Believe it or not, a good duct cleaning can actually cause more of these popping noises—the dust can act as a kind of internal insulation, and when it’s gone the ducts have less weighing them down. Again, this is nothing to worry about.
However, if the noise is extremely frequent or loud, you may want to insulate your ducts, as this may muffle the sounds. This video can help you with DIY insulation. (Note that duct tape should not be used on HVAC ducts!)
Blower Motor Set-Screws Are Loose
The blower motor is attached to the blower fan with set-screws. If the set-screws are loose, the fan might be rattling as it spins.
If you notice that the set-screws are loose, you can go ahead and tighten them yourself. This video explains exactly how to tighten them:
Note that if the set-screws have been loose for awhile, they may have caused damage to other parts of the motor, such as fan blades or propellers, and these may need to be replaced.
If the rattling sounds are accompanied by weak airflow or frequent overheating, you may be better served by replacing the blower entirely. When replacing a motor, make sure to consider:
- Measurements: Measure the length & diameter of both the motor and the motor shaft.
- Type of mount: Belly band, stud mount, etc.
- Electrical specs: A sticker on the side of the motor should tell you the electrical requirements you need to match. These will include the horsepower (HP), voltage (V), speed (RPM) and amperes (A).
- Rotation: On the sticker, the rotation is indicated by the following abbreviations (though some motors are reversible):
- Clockwise (CW)
- Counterclockwise (CCW)
- Shaft end (SE)
- Lead end (LE)
- Opposite lead end (OLE)
Motor replacement isn’t an easy task, so I recommend calling an HVAC service to do this for you.

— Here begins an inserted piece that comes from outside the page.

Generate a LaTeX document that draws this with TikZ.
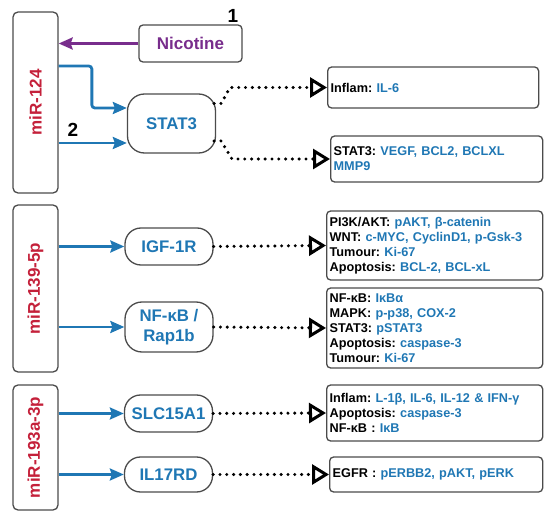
\documentclass[tikz,border=0pt]{standalone}
\usepackage{fontspec}
\setmainfont{Liberation Sans}
\usetikzlibrary{arrows.meta}
\definecolor{mirred}{RGB}{196,32,58}
\definecolor{tblue}{RGB}{31,119,180}
\definecolor{nicpurple}{RGB}{120,45,140}
\definecolor{edge}{RGB}{75,75,75}
\newcommand{\blu}[1]{\textcolor{tblue}{#1}}
\frenchspacing
\tikzset{
  mirbox/.style={rectangle, rounded corners=5pt, draw=edge, line width=1.3pt, minimum width=45pt, inner sep=0pt, font=\fontsize{17}{20}\selectfont\bfseries\color{mirred}},
  target/.style={rectangle, rounded corners=16pt, draw=edge, line width=1.3pt, minimum width=88pt, inner sep=2pt, align=center, font=\fontsize{16.8}{20}\selectfont\bfseries\color{tblue}},
  effect/.style={rectangle, rounded corners=4pt, draw=edge, line width=1.3pt, anchor=west, inner xsep=3pt, inner ysep=2pt, align=left, font=\fontsize{12.7}{15}\selectfont\bfseries},
  hit/.style={draw=tblue, line width=2.8pt, -{Stealth[length=14pt,width=12pt,inset=2pt]}},
  dotline/.style={line width=3.4pt, line cap=round, dash pattern=on 0pt off 6.8pt, -{Triangle[open,length=17pt,width=20pt,line width=3pt]}},
  numlabel/.style={font=\fontsize{19}{19}\selectfont\bfseries},
}
\begin{document}
\begin{tikzpicture}[x=1pt, y=-1pt]
\useasboundingbox (0,0) rectangle (550,516);
% microRNAs
\node[mirbox, minimum height=181pt] (m124) at (35.5,102.5) {\rotatebox{90}{miR-124}};
\node[mirbox, minimum height=167pt] (m139) at (35.5,288.5) {\rotatebox{90}{miR-139-5p}};
\node[mirbox, minimum height=125pt] (m193) at (35.5,447.5) {\rotatebox{90}{miR-193a-3p}};
% nicotine
\node[rectangle, rounded corners=4pt, draw=edge, line width=1.3pt, minimum width=103pt, minimum height=37pt,
  font=\fontsize{17}{20}\selectfont\bfseries, text=nicpurple] (nic) at (190.5,43.5) {Nicotine};
\node[numlabel] (one) at (233,16) {1};
\node[numlabel] (two) at (73,130) {2};
% targets
\node[target, minimum height=59pt, rounded corners=17pt] (s3) at (171.5,123.5) {STAT3};
\node[target, minimum height=37pt] (igf) at (169,246.5) {IGF-1R};
\node[target, minimum height=50pt, rounded corners=17pt] (nfkb) at (169,327) {NF-κB /\\Rap1b};
\node[target, minimum height=37pt] (slc) at (168.5,413.5) {SLC15A1};
\node[target, minimum height=35pt] (il17) at (168.5,474.5) {IL17RD};
% effects
\node[effect, text width=205pt, minimum height=41pt] (e1) at (327,87.5) {Inflam: \blu{IL-6}};
\node[effect, text width=206pt, minimum height=46pt] (e2) at (330,159) {STAT3: \blu{VEGF, BCL2, BCLXL}\\\blu{MMP9}};
\node[effect, text width=210pt, minimum height=69pt] (e3) at (326,245.5) {PI3K/AKT: \blu{pAKT, β-catenin}\\WNT: \blu{c-MYC, CyclinD1, p-Gsk-3}\\Tumour: \blu{Ki-67}\\Apoptosis: \blu{BCL-2, BCL-xL}};
\node[effect, text width=210pt, minimum height=80pt] (e4) at (326,328) {NF-κB: \blu{IκBα}\\MAPK: \blu{p-p38, COX-2}\\STAT3: \blu{pSTAT3}\\Apoptosis: \blu{caspase-3}\\Tumour: \blu{Ki-67}};
\node[effect, text width=210pt, minimum height=56pt] (e5) at (326,413) {Inflam: \blu{L-1β, IL-6, IL-12 \& IFN-γ}\\Apoptosis: \blu{caspase-3}\\NF-κB : \blu{IκB}};
\node[effect, text width=207pt, minimum height=35pt] (e6) at (329,474.5) {EGFR : \blu{pERBB2, pAKT, pERK}};
% arrows
\coordinate (s3in) at ([yshift=-19.5pt]s3.west);
\draw[nicpurple, line width=2.8pt, -{Stealth[length=14pt,width=12pt,inset=2pt]}] (nic.west) -- (nic.west -| m124.east);
\draw[hit, rounded corners=3pt] ([yshift=36.5pt]m124.east) -| ([xshift=-35pt,yshift=15.5pt]s3.west) -- ([yshift=15.5pt]s3.west);
\draw[hit] (s3in -| m124.east) -- (s3in);
\draw[hit] (igf.west -| m139.east) -- (igf.west);
\draw[hit] (nfkb.west -| m139.east) -- (nfkb.west);
\draw[hit] (slc.west -| m193.east) -- (slc.west);
\draw[hit] (il17.west -| m193.east) -- (il17.west);
% dotted links
\draw[dotline] ([xshift=-2pt,yshift=20pt]s3.east) -- ++(7,0) -- ([xshift=-97pt]e1.west) -- (e1.west);
\draw[dotline] ([xshift=-2pt,yshift=-17.5pt]s3.east) -- ++(7,0) -- ([xshift=-98pt]e2.west) -- (e2.west);
\draw[dotline] (igf.east) -- (e3.west);
\draw[dotline] (nfkb.east) -- (e4.west);
\draw[dotline] (slc.east) -- (e5.west);
\draw[dotline] (il17.east) -- (e6.west);
\end{tikzpicture}
\end{document}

Your Draft Inducer Motor Is Faulty
If the rattling is similar to a tapping sound, you should check if your draft inducer motor needs to be replaced. The inducer motor effectively clears out air in the heat exchanger, allowing for cleaner air throughout the system.
Sometimes a draft inducer’s motor wheel can become unbalanced. Unfortunately, most models make it impossible to reach this part, and replacement is the only option.
If the draft inducer wears out, it will begin to build up soot and make noise, and you should replace it as soon as possible to avoid more serious issues. You can technically replace it yourself, though I recommend having an HVAC service do it for you.
I’ve done my best to mention and explain the most common causes of rattling noises and how to fix each of them, and I hope you were able to fix the problem yourself. However, if you’ve checked for all of the problems mentioned above and your furnace is still rattling, you’ll need to hire an HVAC repair service to troubleshoot and fix the furnace for you.